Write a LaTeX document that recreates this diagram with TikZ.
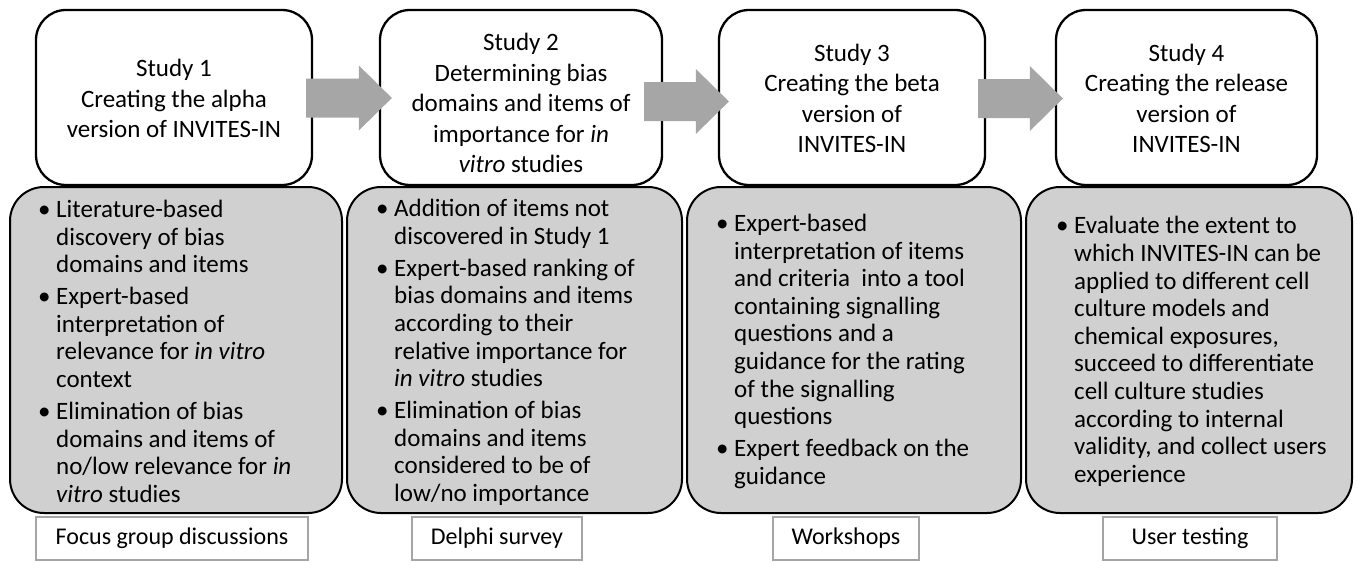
\documentclass[tikz,border=0pt]{standalone}
\usepackage{fontspec}
\setmainfont{Carlito}
\usetikzlibrary{calc}

\definecolor{panelgray}{RGB}{208,208,208}
\definecolor{arrowgray}{RGB}{166,166,166}
\definecolor{tagline}{RGB}{165,165,165}

\newcommand\stagefont{\fontsize{25}{30.5}\selectfont}
\newcommand\listfont{\fontsize{25}{27.6}\selectfont}
\newcommand\tagfont{\fontsize{24}{28}\selectfont}

% one bullet item with hanging indent
\newcommand\bul{\par\hangindent=17pt\hangafter=1\noindent\makebox[17pt][l]{\hspace{-1pt}•}}

% block arrow from one stage box into the next
% #1 from, #2 to, #3 start offset, #4 tip offset, #5 vertical shift
\newcommand\flowarrow[5]{%
  \fill[arrowgray] let \p1=($(#1.east)+(#3,0)+(0pt,#5)$),
                       \p2=($(#2.west)+(#4,0)+(0pt,#5)$) in
    (\x1,\y1+19.5pt) -- (\x2-33pt,\y1+19.5pt) -- (\x2-33pt,\y1+32.5pt)
    -- (\x2,\y1) -- (\x2-33pt,\y1-32.5pt) -- (\x2-33pt,\y1-19.5pt)
    -- (\x1,\y1-19.5pt) -- cycle;}

\tikzset{
  stage/.style={draw=black, line width=2.3pt, rounded corners=30pt, fill=white,
                minimum height=175pt, inner sep=0pt},
  stagetext/.style={align=center, font=\stagefont, inner sep=0pt},
  panel/.style={draw=black, line width=2pt, rounded corners=34pt, fill=panelgray,
                minimum height=326pt, inner sep=0pt},
  listtext/.style={anchor=west, text width=300pt, inner sep=0pt, font=\listfont,
                execute at begin node={\raggedright\spaceskip=\fontdimen2\font\relax
                  \setlength{\parskip}{4.5pt}}},
  tag/.style={draw=tagline, line width=1.6pt, fill=white, font=\tagfont,
                minimum height=43pt, inner sep=0pt},
}

\begin{document}
\begin{tikzpicture}[x=1pt,y=-1pt]
\useasboundingbox (0,0) rectangle (1357,562);

% grey panels with the activities of each study
\node[panel, minimum width=332pt] (p1) at (176,350) {};
\node[panel, minimum width=335pt] (p2) at (514.5,350) {};
\node[panel, minimum width=334pt] (p3) at (854,350) {};
\node[panel, minimum width=326pt] (p4) at (1189,350) {};

\node[listtext] (t1) at ($(p1.west)+(30,-6)$) {%
\bul Literature-based\newline discovery of bias\newline domains and items
\bul Expert-based\newline interpretation of\newline relevance for \textit{in vitro}\newline context
\bul Elimination of bias\newline domains and items of\newline no/low relevance for \textit{in}\newline \textit{vitro} studies\par};

\node[listtext] (t2) at ($(p2.west)+(31,-5)$) {%
\bul Addition of items not\newline discovered in Study 1
\bul Expert-based ranking of\newline bias domains and items\newline according to their\newline relative importance for\newline \textit{in vitro} studies
\bul Elimination of bias\newline domains and items\newline considered to be of\newline low/no importance\par};

\node[listtext] (t3) at ($(p3.west)+(31,-6)$) {%
\bul Expert-based\newline interpretation of items\newline and criteria~ into a tool\newline containing signalling\newline questions and a\newline guidance for the rating\newline of the signalling\newline questions
\bul Expert feedback on the\newline guidance\par};

\node[listtext] (t4) at ($(p4.west)+(32,-6)$) {%
\bul Evaluate the extent to\newline which INVITES-IN can be\newline applied to different cell\newline culture models and\newline chemical exposures,\newline succeed to differentiate\newline cell culture studies\newline according to internal\newline validity, and collect users\newline experience\par};

% study boxes
\node[stage, minimum width=276pt] (s1) at (174,97.5) {};
\node[stage, minimum width=282pt] (s2) at (521,97.5) {};
\node[stage, minimum width=266pt] (s3) at (852,97.5) {};
\node[stage, minimum width=261pt] (s4) at (1186.5,97.5) {};

\node[stagetext] (h1) at ($(s1.center)+(0,1)$)
  {Study 1\\Creating the alpha\\version of INVITES-IN};
\node[stagetext] (h2) at ($(s2.center)+(0,5.5)$)
  {Study 2\\Determining bias\\domains and items of\\importance for \textit{in}\\\textit{vitro} studies};
\node[stagetext] (h3) at ($(s3.center)+(0,1)$)
  {Study 3\\Creating the beta\\version of\\INVITES-IN};
\node[stagetext] (h4) at ($(s4.center)+(0,1)$)
  {Study 4\\Creating the release\\version of\\INVITES-IN};

% methods
\node[tag, minimum width=272pt] (m1) at (172,538.5) {Focus group discussions};
\node[tag, minimum width=170pt] (m2) at (497,538.5) {Delphi survey};
\node[tag, minimum width=146pt] (m3) at (846,538.5) {Workshops};
\node[tag, minimum width=174pt] (m4) at (1190,538.5) {User testing};

% arrows between the studies
\flowarrow{s1}{s2}{-7}{13}{-0.5pt}
\flowarrow{s2}{s3}{-19}{11}{-4pt}
\flowarrow{s3}{s4}{-8}{8}{-1pt}
\end{tikzpicture}
\end{document}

========================================

Task. Copy the material above exactly and drop the pictures.

Problem solution.
Write a LaTeX document that recreates this diagram with TikZ.
\documentclass[tikz,border=0pt]{standalone}
\usepackage{fontspec}
\setmainfont{Carlito}
\usetikzlibrary{calc}

\definecolor{panelgray}{RGB}{208,208,208}
\definecolor{arrowgray}{RGB}{166,166,166}
\definecolor{tagline}{RGB}{165,165,165}

\newcommand\stagefont{\fontsize{25}{30.5}\selectfont}
\newcommand\listfont{\fontsize{25}{27.6}\selectfont}
\newcommand\tagfont{\fontsize{24}{28}\selectfont}

% one bullet item with hanging indent
\newcommand\bul{\par\hangindent=17pt\hangafter=1\noindent\makebox[17pt][l]{\hspace{-1pt}•}}

% block arrow from one stage box into the next
% #1 from, #2 to, #3 start offset, #4 tip offset, #5 vertical shift
\newcommand\flowarrow[5]{%
  \fill[arrowgray] let \p1=($(#1.east)+(#3,0)+(0pt,#5)$),
                       \p2=($(#2.west)+(#4,0)+(0pt,#5)$) in
    (\x1,\y1+19.5pt) -- (\x2-33pt,\y1+19.5pt) -- (\x2-33pt,\y1+32.5pt)
    -- (\x2,\y1) -- (\x2-33pt,\y1-32.5pt) -- (\x2-33pt,\y1-19.5pt)
    -- (\x1,\y1-19.5pt) -- cycle;}

\tikzset{
  stage/.style={draw=black, line width=2.3pt, rounded corners=30pt, fill=white,
                minimum height=175pt, inner sep=0pt},
  stagetext/.style={align=center, font=\stagefont, inner sep=0pt},
  panel/.style={draw=black, line width=2pt, rounded corners=34pt, fill=panelgray,
                minimum height=326pt, inner sep=0pt},
  listtext/.style={anchor=west, text width=300pt, inner sep=0pt, font=\listfont,
                execute at begin node={\raggedright\spaceskip=\fontdimen2\font\relax
                  \setlength{\parskip}{4.5pt}}},
  tag/.style={draw=tagline, line width=1.6pt, fill=white, font=\tagfont,
                minimum height=43pt, inner sep=0pt},
}

\begin{document}
\begin{tikzpicture}[x=1pt,y=-1pt]
\useasboundingbox (0,0) rectangle (1357,562);

% grey panels with the activities of each study
\node[panel, minimum width=332pt] (p1) at (176,350) {};
\node[panel, minimum width=335pt] (p2) at (514.5,350) {};
\node[panel, minimum width=334pt] (p3) at (854,350) {};
\node[panel, minimum width=326pt] (p4) at (1189,350) {};

\node[listtext] (t1) at ($(p1.west)+(30,-6)$) {%
\bul Literature-based\newline discovery of bias\newline domains and items
\bul Expert-based\newline interpretation of\newline relevance for \textit{in vitro}\newline context
\bul Elimination of bias\newline domains and items of\newline no/low relevance for \textit{in}\newline \textit{vitro} studies\par};

\node[listtext] (t2) at ($(p2.west)+(31,-5)$) {%
\bul Addition of items not\newline discovered in Study 1
\bul Expert-based ranking of\newline bias domains and items\newline according to their\newline relative importance for\newline \textit{in vitro} studies
\bul Elimination of bias\newline domains and items\newline considered to be of\newline low/no importance\par};

\node[listtext] (t3) at ($(p3.west)+(31,-6)$) {%
\bul Expert-based\newline interpretation of items\newline and criteria~ into a tool\newline containing signalling\newline questions and a\newline guidance for the rating\newline of the signalling\newline questions
\bul Expert feedback on the\newline guidance\par};

\node[listtext] (t4) at ($(p4.west)+(32,-6)$) {%
\bul Evaluate the extent to\newline which INVITES-IN can be\newline applied to different cell\newline culture models and\newline chemical exposures,\newline succeed to differentiate\newline cell culture studies\newline according to internal\newline validity, and collect users\newline experience\par};

% study boxes
\node[stage, minimum width=276pt] (s1) at (174,97.5) {};
\node[stage, minimum width=282pt] (s2) at (521,97.5) {};
\node[stage, minimum width=266pt] (s3) at (852,97.5) {};
\node[stage, minimum width=261pt] (s4) at (1186.5,97.5) {};

\node[stagetext] (h1) at ($(s1.center)+(0,1)$)
  {Study 1\\Creating the alpha\\version of INVITES-IN};
\node[stagetext] (h2) at ($(s2.center)+(0,5.5)$)
  {Study 2\\Determining bias\\domains and items of\\importance for \textit{in}\\\textit{vitro} studies};
\node[stagetext] (h3) at ($(s3.center)+(0,1)$)
  {Study 3\\Creating the beta\\version of\\INVITES-IN};
\node[stagetext] (h4) at ($(s4.center)+(0,1)$)
  {Study 4\\Creating the release\\version of\\INVITES-IN};

% methods
\node[tag, minimum width=272pt] (m1) at (172,538.5) {Focus group discussions};
\node[tag, minimum width=170pt] (m2) at (497,538.5) {Delphi survey};
\node[tag, minimum width=146pt] (m3) at (846,538.5) {Workshops};
\node[tag, minimum width=174pt] (m4) at (1190,538.5) {User testing};

% arrows between the studies
\flowarrow{s1}{s2}{-7}{13}{-0.5pt}
\flowarrow{s2}{s3}{-19}{11}{-4pt}
\flowarrow{s3}{s4}{-8}{8}{-1pt}
\end{tikzpicture}
\end{document}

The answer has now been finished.